[Stored data]
+-------+

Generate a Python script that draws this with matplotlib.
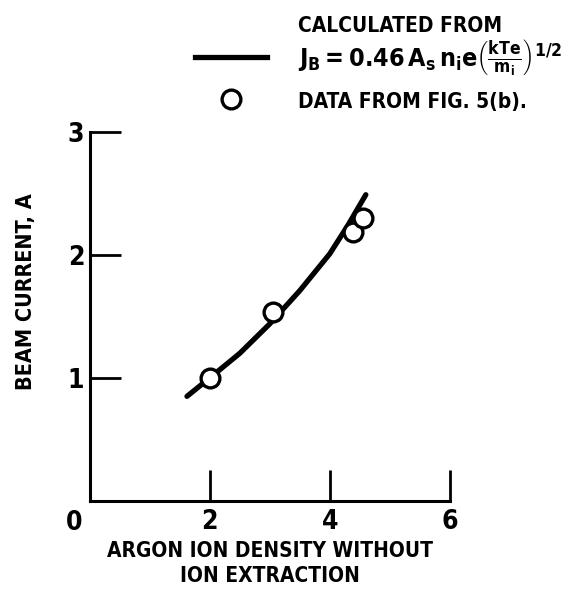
import matplotlib.pyplot as plt
from matplotlib.lines import Line2D

plt.rcParams['font.family'] = ['DejaVu Sans']
plt.rcParams['font.stretch'] = 'condensed'
plt.rcParams['font.weight'] = 'bold'
plt.rcParams['axes.labelweight'] = 'bold'
plt.rcParams['mathtext.fontset'] = 'custom'
plt.rcParams['mathtext.rm'] = 'DejaVu Sans:bold'
plt.rcParams['mathtext.it'] = 'DejaVu Sans:bold'
plt.rcParams['mathtext.bf'] = 'DejaVu Sans:bold'

# calculated curve
calc_x = [1.62, 2.0, 2.5, 3.0, 3.5, 4.0, 4.3, 4.6]
calc_y = [0.85, 1.0, 1.2, 1.44, 1.71, 2.01, 2.24, 2.49]

# measured data
data_x = [2.0, 3.05, 4.38, 4.55]
data_y = [1.0, 1.54, 2.19, 2.3]

xticks = [0, 2, 4, 6]
yticks = [0, 1, 2, 3]

fig = plt.figure(figsize=(5.68, 5.92), dpi=100)
ax = fig.add_axes([0.158, 0.154, 0.634, 0.623])

ax.plot(calc_x, calc_y, color='black', linewidth=3.8, solid_capstyle='round')
ax.plot(data_x, data_y, 'o', markersize=13.5, markerfacecolor='white',
        markeredgecolor='black', markeredgewidth=2.4)

ax.set_xlim(0, 6)
ax.set_ylim(0, 3)
for s in ['top', 'right']:
    ax.spines[s].set_visible(False)
for s in ['left', 'bottom']:
    ax.spines[s].set_linewidth(2.2)

ax.set_xticks(xticks)
ax.set_xticklabels([''] + [str(t) for t in xticks[1:]])
ax.set_yticks(yticks)
ax.set_yticklabels([''] + [str(t) for t in yticks[1:]])
ax.tick_params(direction='in', length=22, width=2, labelsize=19, pad=6)
ax.tick_params(axis='y', pad=4)
ax.text(-0.042, -0.025, '0', transform=ax.transAxes, ha='center', va='top', fontsize=19)

ax.set_xlabel('ARGON ION DENSITY WITHOUT\nION EXTRACTION', fontsize=15, labelpad=4,
              linespacing=1.3)
ax.set_ylabel('BEAM CURRENT, A', fontsize=15.5)
ax.yaxis.set_label_coords(-0.15, 0.566)

# legend
fig.text(298 / 568, 1 - 26 / 592, 'CALCULATED FROM', fontsize=15, ha='left', va='center')
handles = [
    Line2D([], [], color='black', linewidth=3.8),
    Line2D([], [], linestyle='none', marker='o', markersize=13.5, markerfacecolor='white',
           markeredgecolor='black', markeredgewidth=2.4),
]
labels = [
    r'$J_B = 0.46\,A_s\,n_i e\left(\frac{kTe}{m_i}\right)^{1/2}$',
    'DATA FROM FIG. 5(b).',
]
leg = fig.legend(handles, labels, loc='upper left', bbox_to_anchor=(0.325, 0.955),
                 frameon=False, fontsize=18, handlelength=2.9, handletextpad=1.25,
                 labelspacing=0.55, borderaxespad=0.0)
leg.get_texts()[1].set_fontsize(15)

fig.savefig('out.png', dpi=100)
plt.close(fig)
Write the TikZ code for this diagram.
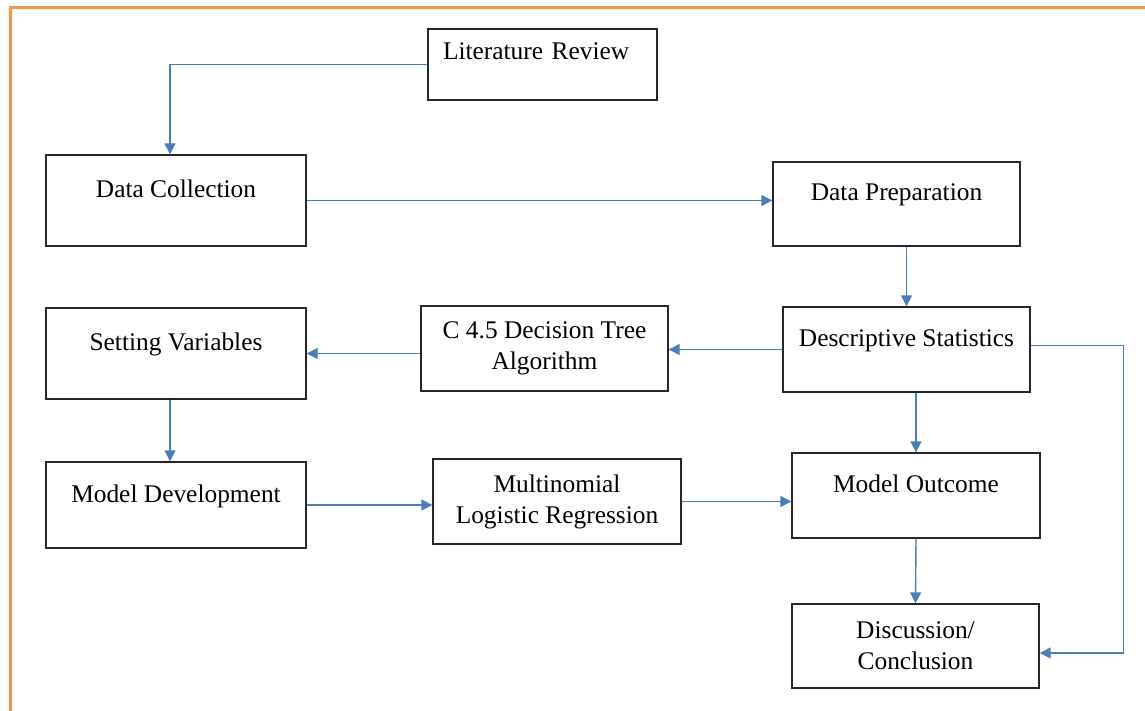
\documentclass[tikz,border=0pt]{standalone}
\usepackage{fontspec}
\setmainfont{Liberation Serif}
\usetikzlibrary{arrows.meta}
\definecolor{flowblue}{HTML}{4A7EBB}
\definecolor{frameorange}{HTML}{F79646}

\tikzset{
  box/.style={draw=black!85, line width=0.7pt, inner sep=0pt, align=center,
    font=\fontsize{12.7}{15.5}\selectfont},
  oneline/.style={text height=8.5pt, text depth=11.5pt},
  flow/.style={draw=flowblue, line width=0.7pt, -{Triangle[length=5.5pt,width=5.5pt]}},
}

\begin{document}
\begin{tikzpicture}[x=0.5pt, y=-0.5pt]
  \useasboundingbox (0,0) rectangle (1145,711);
  % frame
  \draw[frameorange, line width=1.5pt] (10.5,711) -- (10.5,7.5) -- (1145,7.5);
  % Define nodes
  \node[box, oneline, text depth=13pt, minimum width=114.5pt, minimum height=35.5pt,
    align=left, text width=99.5pt, inner xsep=7.5pt] (lit) at (542.5,64.5) {Literature Review};
  \node[box, oneline, minimum width=130pt, minimum height=45.5pt] (dc) at (176,200.5) {Data Collection};
  \node[box, oneline, minimum width=123.5pt, minimum height=42pt] (dp) at (896.5,204) {Data Preparation};
  \node[box, oneline, minimum width=123.5pt, minimum height=42.5pt] (ds) at (906.5,349.5) {Descriptive Statistics};
  \node[box, minimum width=123.5pt, minimum height=42.5pt] (c45) at (544.5,348.5) {C 4.5 Decision Tree\\Algorithm};
  \node[box, oneline, minimum width=130pt, minimum height=45.5pt] (sv) at (176,353.5) {Setting Variables};
  \node[box, oneline, minimum width=130pt, minimum height=43pt] (md) at (176,505) {Model Development};
  \node[box, minimum width=124pt, minimum height=42.5pt] (mlr) at (557,501.5) {Multinomial\\Logistic Regression};
  \node[box, oneline, minimum width=124pt, minimum height=42.5pt] (mo) at (916,495.5) {Model Outcome};
  \node[box, minimum width=123.5pt, minimum height=42pt] (disc) at (915.5,646) {Discussion/\\Conclusion};
  % Define edges
  \draw[flow] (lit.west) -| ([xshift=-3pt]dc.north);
  \draw[flow] (dc.east) -- (dc.east -| dp.west);
  \draw[flow] (dp.south -| ds.north) -- (ds.north);
  \draw[flow] (ds.west) -- (ds.west -| c45.east);
  \draw[flow] (sv.east -| c45.west) -- (sv.east);
  \draw[flow] ([xshift=-3pt]sv.south) -- ([xshift=-3pt]md.north);
  \draw[flow] (md.east) -- (md.east -| mlr.west);
  \draw[flow] (mlr.east) -- (mlr.east -| mo.west);
  \draw[flow] (ds.south -| mo.north) -- (mo.north);
  \draw[flow] (mo.south) -- (disc.north);
  \draw[flow] ([yshift=2pt]ds.east) -- ++(93,0) |- ([yshift=-3.5pt]disc.east);
\end{tikzpicture}
\end{document}
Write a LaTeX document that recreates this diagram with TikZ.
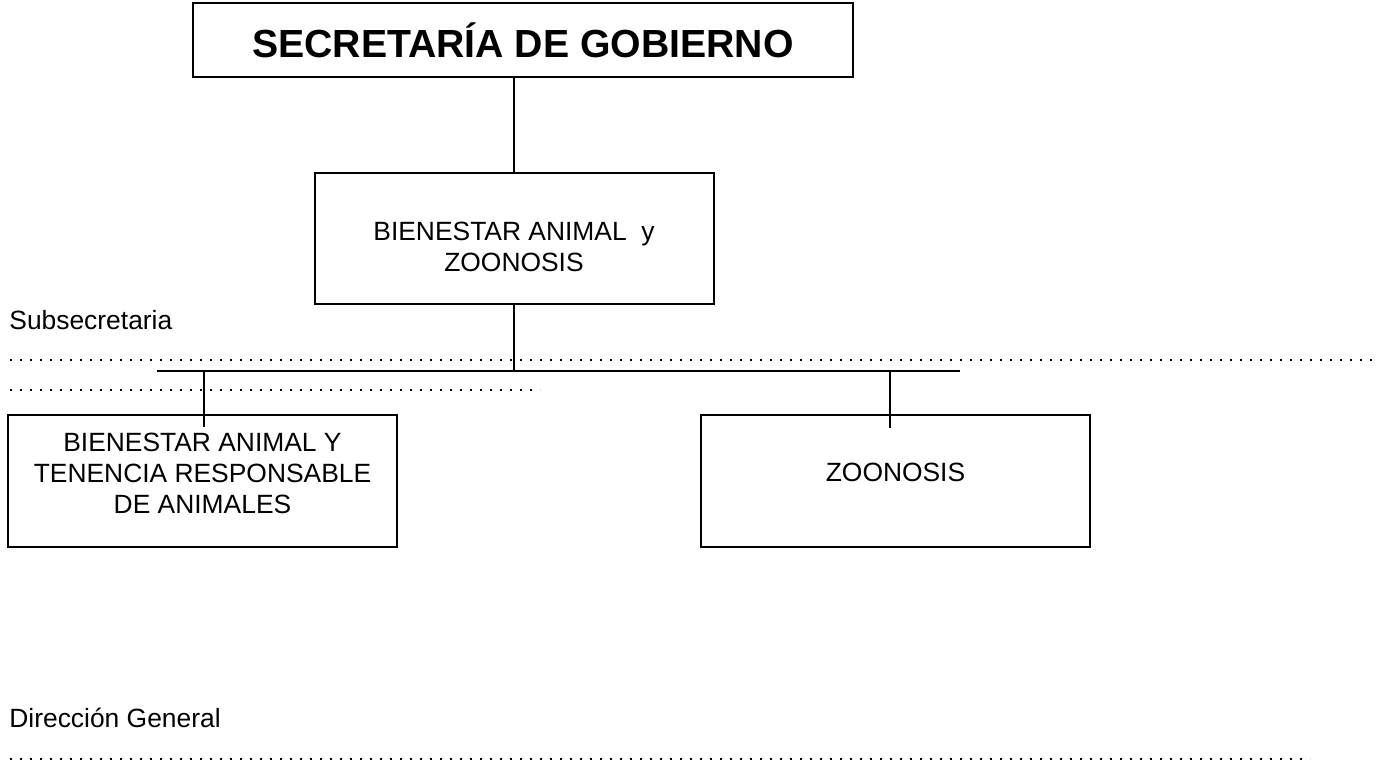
\documentclass[tikz,border=0pt]{standalone}
\usepackage{fontspec}
\setmainfont{Liberation Sans}
\usetikzlibrary{positioning}
\tikzset{unit/.style={draw,line width=1pt,inner sep=0pt},
  unittext/.style={align=center,inner sep=0pt,font=\fontsize{13.2}{15.5}\selectfont},
  link/.style={line width=1pt},
  dotline/.style={line width=1.2pt,dash pattern=on 1.1pt off 3.9pt},
  caption/.style={anchor=base west,inner sep=0pt,font=\fontsize{13.2}{15}\selectfont}}

\begin{document}
\begin{tikzpicture}[x=0.5pt,y=-0.5pt]
    \useasboundingbox (0,0) rectangle (1378,763);

    \node[unit, minimum width=330pt, minimum height=37pt,
      font=\fontsize{19.6}{24}\selectfont\bfseries] (sec) at (523,40.5) {SECRETAR\'IA DE GOBIERNO};

    \node[unit, minimum width=199.5pt, minimum height=65.5pt,
      label={[unittext, yshift=-4pt]center:BIENESTAR ANIMAL~~y\\ZOONOSIS}
      ] (baz) at (514,238.5) {};

    \node[unit, minimum width=194.5pt, minimum height=66pt,
      label={[unittext, yshift=4pt]center:BIENESTAR ANIMAL Y\\TENENCIA RESPONSABLE\\DE ANIMALES}
      ] (tenencia) at (202.5,481) {};

    \node[unit, minimum width=194.5pt, minimum height=66pt,
      label={[unittext, yshift=4.5pt]center:ZOONOSIS}
      ] (zoo) at (895.5,481) {};

    % labels and dotted rows
    \node[caption] (subsec) at (9,330) {Subsecretaria};
    \node[caption] (dirgen) at (9,728) {Direcci\'on General};
    \draw[dotline] (10,360) -- (1372,360);
    \draw[dotline] (10,390) -- (540,390);
    \draw[dotline] (10,759) -- (1310,759);

    % bus
    \coordinate (bus-l) at (157,371);
    \coordinate (bus-r) at (960,371);
    \coordinate (bus-m) at (baz.south |- bus-l);
    \coordinate (tip-t) at (204,427);
    \coordinate (tip-z) at (890,428);

    \draw[link] (sec.south -| baz.north) -- (baz.north);
    \draw[link] (baz.south) -- (bus-m);
    \draw[link] (bus-l) -- (bus-r);
    \draw[link] (tip-t |- bus-l) -- (tip-t);
    \draw[link] (tip-z |- bus-l) -- (tip-z);
\end{tikzpicture}
\end{document}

+-------+

> **WHAT IS REQUIRED**: Go through the records and copy each line with "this" in it.

> **CORRECT RESULT**:
Generate a Python script that draws this with matplotlib.
Write the TikZ code for this diagram.
Write a LaTeX document that recreates this diagram with TikZ.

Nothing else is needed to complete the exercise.